— Begin —
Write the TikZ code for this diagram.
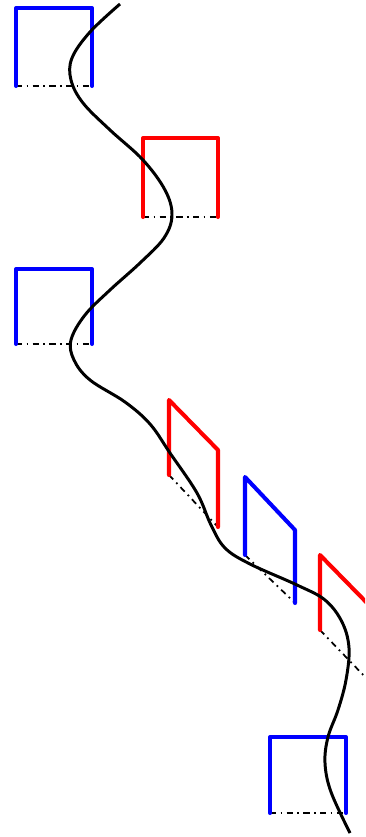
\documentclass[tikz,border=0pt]{standalone}
\usepackage{tikz}
\usetikzlibrary{calc}

\begin{document}
\begin{tikzpicture}[
      x=0.02cm, y=-0.02cm,
      blueframe/.style={draw=blue, line width=2.3pt, line join=round, line cap=round},
      redframe/.style={draw=red, line width=2.3pt, line join=round, line cap=round},
      floorline/.style={draw=black, line width=1pt, dash pattern=on 3.5pt off 2.5pt on 1pt off 2.5pt},
      wave/.style={draw=black, line width=1.7pt, smooth, tension=0.6}]
    \useasboundingbox (0,0) rectangle (365,837);
    \clip (0,0) rectangle (365,837);
    % upright frames
    \draw[floorline] (16,86) -- (92,86);
    \draw[blueframe] (16,86) -- (16,8) -- (92,8) -- (92,86);
    \draw[floorline] (143,217) -- (218,217);
    \draw[redframe] (143,217) -- (143,138) -- (218,138) -- (218,217);
    \draw[floorline] (16,344) -- (92,344);
    \draw[blueframe] (16,344) -- (16,269) -- (92,269) -- (92,344);
    % sheared frames
    \draw[floorline] (169,475) -- (218,527);
    \draw[redframe] (169,475) -- (169,400) -- (218,450) -- (218,527);
    \draw[floorline] (245,555) -- (295,603);
    \draw[blueframe] (245,555) -- (245,477) -- (295,530) -- (295,603);
    \draw[floorline] (320,630) -- (369,681);
    \draw[redframe] (320,630) -- (320,555) -- (369,605) -- (369,681);
    \draw[floorline] (270,813) -- (346,813);
    \draw[blueframe] (270,813) -- (270,737) -- (346,737) -- (346,813);
    % the path
    \draw[wave] plot coordinates {(120,4) (90,32) (72,58) (71,80) (83,103)
      (110,130) (143,160) (165,190) (172,215) (164,238) (140,263) (110,290)
      (85,315) (71,340) (74,360) (90,380) (125,402) (150,424) (170,453)
      (197,493) (211,525) (225,548) (250,564) (297,585) (325,600) (342,622)
      (349,648) (346,680) (338,710) (328,737) (325,763) (331,792) (350,833)};
\end{tikzpicture}
\end{document}
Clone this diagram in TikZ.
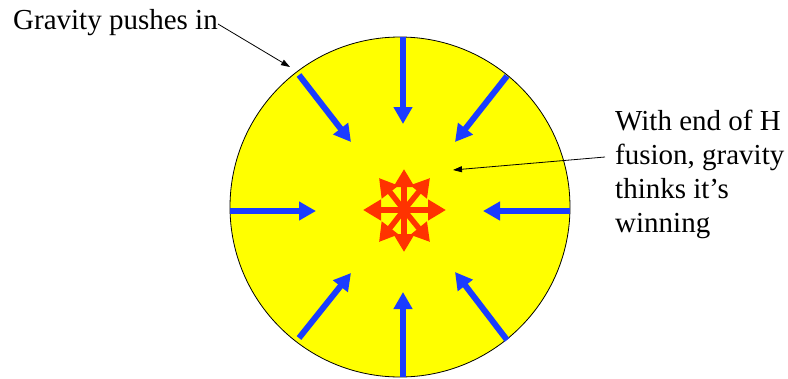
\documentclass[tikz,border=0pt]{standalone}
\usepackage{fontspec}
\setmainfont{Liberation Serif}
\usetikzlibrary{arrows.meta}
\definecolor{starY}{RGB}{255,255,0}
\definecolor{pushB}{RGB}{26,60,255}
\definecolor{pushR}{RGB}{255,51,0}
\begin{document}
\begin{tikzpicture}[x=1pt,y=-1pt,
  bluearrow/.style={draw=pushB, line width=6pt, -{Triangle[length=17pt,width=18pt]}},
  redarrow/.style={draw=pushR, line width=5.5pt, -{Triangle[length=18pt,width=20pt]}},
  pointer/.style={draw=black, line width=0.8pt, -{Triangle[length=9pt,width=6pt]}},
  lbl/.style={font=\fontsize{29}{34}\selectfont, inner sep=0pt, text=black}]
\useasboundingbox (0,0) rectangle (788,378);
\node[circle, draw=black, line width=0.8pt, fill=starY, minimum size=340pt, inner sep=0pt] (sun) at (400,207) {};
% blue gravity arrows
\coordinate (tT) at (403,37);  \coordinate (hT) at (403,124);
\coordinate (tB) at (403,377); \coordinate (hB) at (403,292);
\coordinate (tL) at (230,211); \coordinate (hL) at (316,211);
\coordinate (tR) at (570,211); \coordinate (hR) at (483,211);
\coordinate (tUL) at (299,75);  \coordinate (hUL) at (351,142);
\coordinate (tUR) at (507,76);  \coordinate (hUR) at (455,142);
\coordinate (tLL) at (299,338); \coordinate (hLL) at (351,273);
\coordinate (tLR) at (507,340); \coordinate (hLR) at (455,272);
\foreach \a in {T,B,L,R,UL,UR,LL,LR} \draw[bluearrow] (t\a) -- (h\a);
% red outward arrows
\coordinate (core) at (404,210);
\coordinate (rE) at (446,210); \coordinate (rW) at (363,210);
\coordinate (rN) at (404,169); \coordinate (rS) at (404,252);
\coordinate (rNE) at (430,178); \coordinate (rNW) at (379,178);
\coordinate (rSE) at (430,242); \coordinate (rSW) at (379,242);
\foreach \a in {E,W,N,S,NE,NW,SE,SW} \draw[redarrow] (core) -- (r\a);
% labels
\node[lbl, anchor=base west] (grav) at (13,29) {Gravity pushes in};
\node[lbl, anchor=base west, align=left] (fus) at (615,232) {With end of H\\fusion, gravity\\thinks it’s\\winning};
\coordinate (gravTip) at (290,67);
\coordinate (fusTip) at (453,170);
\coordinate (fusStart) at (605,157);
\draw[pointer] ([yshift=5pt]grav.base east) -- (gravTip);
\draw[pointer] (fusStart) -- (fusTip);
\end{tikzpicture}
\end{document}
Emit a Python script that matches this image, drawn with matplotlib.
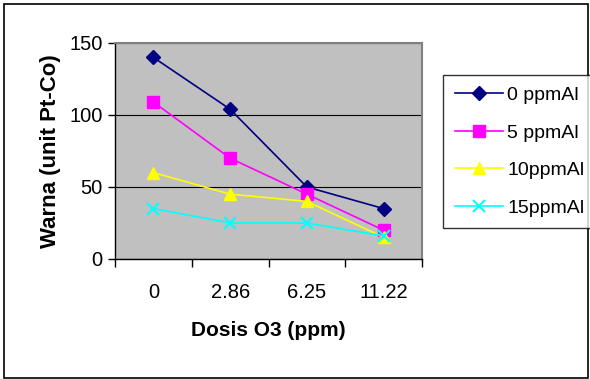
import matplotlib
matplotlib.use("Agg")
import matplotlib.pyplot as plt
from matplotlib.patches import Rectangle

plt.rcParams['font.family'] = ['Liberation Sans', 'DejaVu Sans']

# data
doses = ["0", "2.86", "6.25", "11.22"]
al_0 = [140, 104, 50, 35]
al_5 = [109, 70, 45, 20]
al_10 = [60, 45, 40, 15]
al_15 = [35, 25, 25, 16]
labels = ["0 ppmAl", "5 ppmAl", "10ppmAl", "15ppmAl"]

W, H = 590, 379
fig = plt.figure(figsize=(W / 100, H / 100), dpi=100)

# plot area in pixels: left 115, right 422, top 43, bottom 259
ax = fig.add_axes([115 / W, 1 - 259 / H, (422 - 115) / W, (259 - 43) / H])
ax.set_facecolor("#C0C0C0")

x = list(range(len(doses)))
ax.plot(x, al_0, color="#000080", marker="D", markersize=7, lw=1.2, label=labels[0])
ax.plot(x, al_5, color="#FF00FF", marker="s", markersize=8, lw=1.2, label=labels[1])
ax.plot(x, al_10, color="#FFFF00", marker="^", markersize=9, lw=1.2, label=labels[2])
ax.plot(x, al_15, color="#00FFFF", marker="x", markersize=9, mew=1.5, lw=1.2, label=labels[3])

ax.set_xlim(-0.5, 3.5)
ax.set_ylim(0, 150)
ax.set_yticks([0, 50, 100, 150])
ax.yaxis.grid(True, color="black", lw=0.8)
ax.set_axisbelow(True)

# category axis: ticks between categories, labels centred
ax.set_xticks([-0.5, 0.5, 1.5, 2.5, 3.5])
ax.set_xticklabels([])
ax.set_xticks(x, minor=True)
ax.set_xticklabels(doses, minor=True, fontsize=14.5)
ax.tick_params(axis="x", which="minor", length=0, pad=17)
ax.tick_params(axis="x", which="major", direction="out", length=6, width=1)
ax.tick_params(axis="y", direction="out", length=5, width=1, labelsize=14.5, pad=4)

for s in ["left", "bottom"]:
    ax.spines[s].set_color("black")
    ax.spines[s].set_linewidth(1)
for s in ["top", "right"]:
    ax.spines[s].set_color("#808080")
    ax.spines[s].set_linewidth(1.5)

ax.set_xlabel("Dosis O3 (ppm)", fontsize=15, fontweight="bold", labelpad=14)
ax.set_ylabel("Warna (unit Pt-Co)", fontsize=16, fontweight="bold", labelpad=6)

leg = fig.legend(loc="upper left", bbox_to_anchor=(443 / W, 1 - 75 / H),
                 fontsize=14, frameon=True, fancybox=False, edgecolor="black",
                 handlelength=2.5, labelspacing=1.02, borderpad=0.6,
                 handletextpad=0.2, borderaxespad=0)
leg.get_frame().set_linewidth(1)

# outer chart border
fig.patches.append(Rectangle((4 / W, 1 / H), (W - 6) / W, (H - 5) / H,
                             transform=fig.transFigure, fill=False,
                             edgecolor="black", lw=1.2))

fig.savefig("out.png", dpi=100)
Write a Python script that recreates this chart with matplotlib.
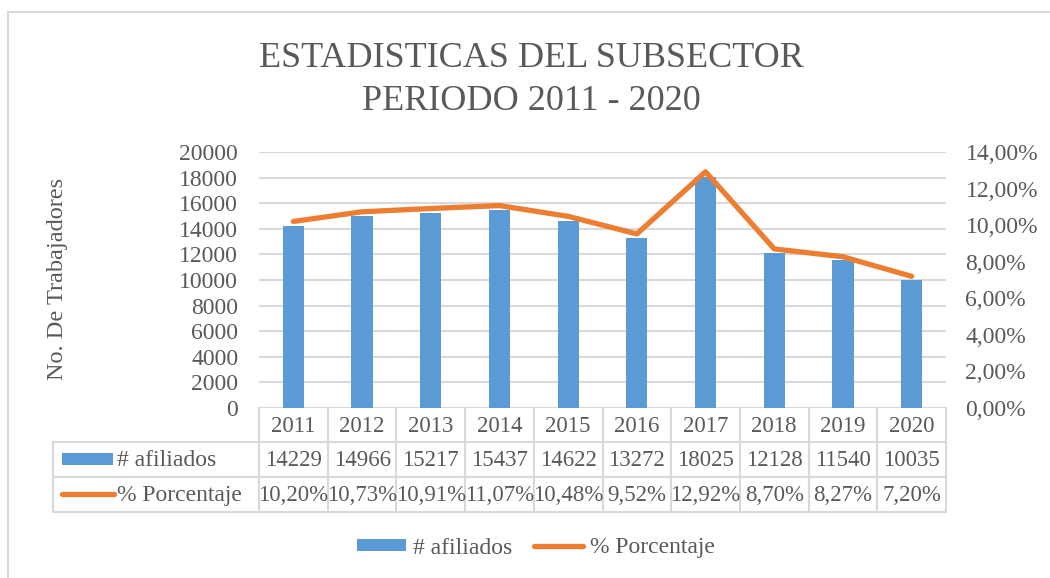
— End —
-- Written instruction --
Every line above should be repeated exactly; pictures stay out of the copy.

-- Correct output --
Write the TikZ code for this diagram.
\documentclass[tikz,border=0pt]{standalone}
\usepackage{tikz}
\usetikzlibrary{calc}

\begin{document}
\begin{tikzpicture}[
      x=0.02cm, y=-0.02cm,
      blueframe/.style={draw=blue, line width=2.3pt, line join=round, line cap=round},
      redframe/.style={draw=red, line width=2.3pt, line join=round, line cap=round},
      floorline/.style={draw=black, line width=1pt, dash pattern=on 3.5pt off 2.5pt on 1pt off 2.5pt},
      wave/.style={draw=black, line width=1.7pt, smooth, tension=0.6}]
    \useasboundingbox (0,0) rectangle (365,837);
    \clip (0,0) rectangle (365,837);
    % upright frames
    \draw[floorline] (16,86) -- (92,86);
    \draw[blueframe] (16,86) -- (16,8) -- (92,8) -- (92,86);
    \draw[floorline] (143,217) -- (218,217);
    \draw[redframe] (143,217) -- (143,138) -- (218,138) -- (218,217);
    \draw[floorline] (16,344) -- (92,344);
    \draw[blueframe] (16,344) -- (16,269) -- (92,269) -- (92,344);
    % sheared frames
    \draw[floorline] (169,475) -- (218,527);
    \draw[redframe] (169,475) -- (169,400) -- (218,450) -- (218,527);
    \draw[floorline] (245,555) -- (295,603);
    \draw[blueframe] (245,555) -- (245,477) -- (295,530) -- (295,603);
    \draw[floorline] (320,630) -- (369,681);
    \draw[redframe] (320,630) -- (320,555) -- (369,605) -- (369,681);
    \draw[floorline] (270,813) -- (346,813);
    \draw[blueframe] (270,813) -- (270,737) -- (346,737) -- (346,813);
    % the path
    \draw[wave] plot coordinates {(120,4) (90,32) (72,58) (71,80) (83,103)
      (110,130) (143,160) (165,190) (172,215) (164,238) (140,263) (110,290)
      (85,315) (71,340) (74,360) (90,380) (125,402) (150,424) (170,453)
      (197,493) (211,525) (225,548) (250,564) (297,585) (325,600) (342,622)
      (349,648) (346,680) (338,710) (328,737) (325,763) (331,792) (350,833)};
\end{tikzpicture}
\end{document}
Clone this diagram in TikZ.
\documentclass[tikz,border=0pt]{standalone}
\usepackage{fontspec}
\setmainfont{Liberation Serif}
\usetikzlibrary{arrows.meta}
\definecolor{starY}{RGB}{255,255,0}
\definecolor{pushB}{RGB}{26,60,255}
\definecolor{pushR}{RGB}{255,51,0}
\begin{document}
\begin{tikzpicture}[x=1pt,y=-1pt,
  bluearrow/.style={draw=pushB, line width=6pt, -{Triangle[length=17pt,width=18pt]}},
  redarrow/.style={draw=pushR, line width=5.5pt, -{Triangle[length=18pt,width=20pt]}},
  pointer/.style={draw=black, line width=0.8pt, -{Triangle[length=9pt,width=6pt]}},
  lbl/.style={font=\fontsize{29}{34}\selectfont, inner sep=0pt, text=black}]
\useasboundingbox (0,0) rectangle (788,378);
\node[circle, draw=black, line width=0.8pt, fill=starY, minimum size=340pt, inner sep=0pt] (sun) at (400,207) {};
% blue gravity arrows
\coordinate (tT) at (403,37);  \coordinate (hT) at (403,124);
\coordinate (tB) at (403,377); \coordinate (hB) at (403,292);
\coordinate (tL) at (230,211); \coordinate (hL) at (316,211);
\coordinate (tR) at (570,211); \coordinate (hR) at (483,211);
\coordinate (tUL) at (299,75);  \coordinate (hUL) at (351,142);
\coordinate (tUR) at (507,76);  \coordinate (hUR) at (455,142);
\coordinate (tLL) at (299,338); \coordinate (hLL) at (351,273);
\coordinate (tLR) at (507,340); \coordinate (hLR) at (455,272);
\foreach \a in {T,B,L,R,UL,UR,LL,LR} \draw[bluearrow] (t\a) -- (h\a);
% red outward arrows
\coordinate (core) at (404,210);
\coordinate (rE) at (446,210); \coordinate (rW) at (363,210);
\coordinate (rN) at (404,169); \coordinate (rS) at (404,252);
\coordinate (rNE) at (430,178); \coordinate (rNW) at (379,178);
\coordinate (rSE) at (430,242); \coordinate (rSW) at (379,242);
\foreach \a in {E,W,N,S,NE,NW,SE,SW} \draw[redarrow] (core) -- (r\a);
% labels
\node[lbl, anchor=base west] (grav) at (13,29) {Gravity pushes in};
\node[lbl, anchor=base west, align=left] (fus) at (615,232) {With end of H\\fusion, gravity\\thinks it’s\\winning};
\coordinate (gravTip) at (290,67);
\coordinate (fusTip) at (453,170);
\coordinate (fusStart) at (605,157);
\draw[pointer] ([yshift=5pt]grav.base east) -- (gravTip);
\draw[pointer] (fusStart) -- (fusTip);
\end{tikzpicture}
\end{document}
Emit a Python script that matches this image, drawn with matplotlib.
import matplotlib
matplotlib.use("Agg")
import matplotlib.pyplot as plt
from matplotlib.patches import Rectangle

plt.rcParams['font.family'] = ['Liberation Sans', 'DejaVu Sans']

# data
doses = ["0", "2.86", "6.25", "11.22"]
al_0 = [140, 104, 50, 35]
al_5 = [109, 70, 45, 20]
al_10 = [60, 45, 40, 15]
al_15 = [35, 25, 25, 16]
labels = ["0 ppmAl", "5 ppmAl", "10ppmAl", "15ppmAl"]

W, H = 590, 379
fig = plt.figure(figsize=(W / 100, H / 100), dpi=100)

# plot area in pixels: left 115, right 422, top 43, bottom 259
ax = fig.add_axes([115 / W, 1 - 259 / H, (422 - 115) / W, (259 - 43) / H])
ax.set_facecolor("#C0C0C0")

x = list(range(len(doses)))
ax.plot(x, al_0, color="#000080", marker="D", markersize=7, lw=1.2, label=labels[0])
ax.plot(x, al_5, color="#FF00FF", marker="s", markersize=8, lw=1.2, label=labels[1])
ax.plot(x, al_10, color="#FFFF00", marker="^", markersize=9, lw=1.2, label=labels[2])
ax.plot(x, al_15, color="#00FFFF", marker="x", markersize=9, mew=1.5, lw=1.2, label=labels[3])

ax.set_xlim(-0.5, 3.5)
ax.set_ylim(0, 150)
ax.set_yticks([0, 50, 100, 150])
ax.yaxis.grid(True, color="black", lw=0.8)
ax.set_axisbelow(True)

# category axis: ticks between categories, labels centred
ax.set_xticks([-0.5, 0.5, 1.5, 2.5, 3.5])
ax.set_xticklabels([])
ax.set_xticks(x, minor=True)
ax.set_xticklabels(doses, minor=True, fontsize=14.5)
ax.tick_params(axis="x", which="minor", length=0, pad=17)
ax.tick_params(axis="x", which="major", direction="out", length=6, width=1)
ax.tick_params(axis="y", direction="out", length=5, width=1, labelsize=14.5, pad=4)

for s in ["left", "bottom"]:
    ax.spines[s].set_color("black")
    ax.spines[s].set_linewidth(1)
for s in ["top", "right"]:
    ax.spines[s].set_color("#808080")
    ax.spines[s].set_linewidth(1.5)

ax.set_xlabel("Dosis O3 (ppm)", fontsize=15, fontweight="bold", labelpad=14)
ax.set_ylabel("Warna (unit Pt-Co)", fontsize=16, fontweight="bold", labelpad=6)

leg = fig.legend(loc="upper left", bbox_to_anchor=(443 / W, 1 - 75 / H),
                 fontsize=14, frameon=True, fancybox=False, edgecolor="black",
                 handlelength=2.5, labelspacing=1.02, borderpad=0.6,
                 handletextpad=0.2, borderaxespad=0)
leg.get_frame().set_linewidth(1)

# outer chart border
fig.patches.append(Rectangle((4 / W, 1 / H), (W - 6) / W, (H - 5) / H,
                             transform=fig.transFigure, fill=False,
                             edgecolor="black", lw=1.2))

fig.savefig("out.png", dpi=100)
Write a Python script that recreates this chart with matplotlib.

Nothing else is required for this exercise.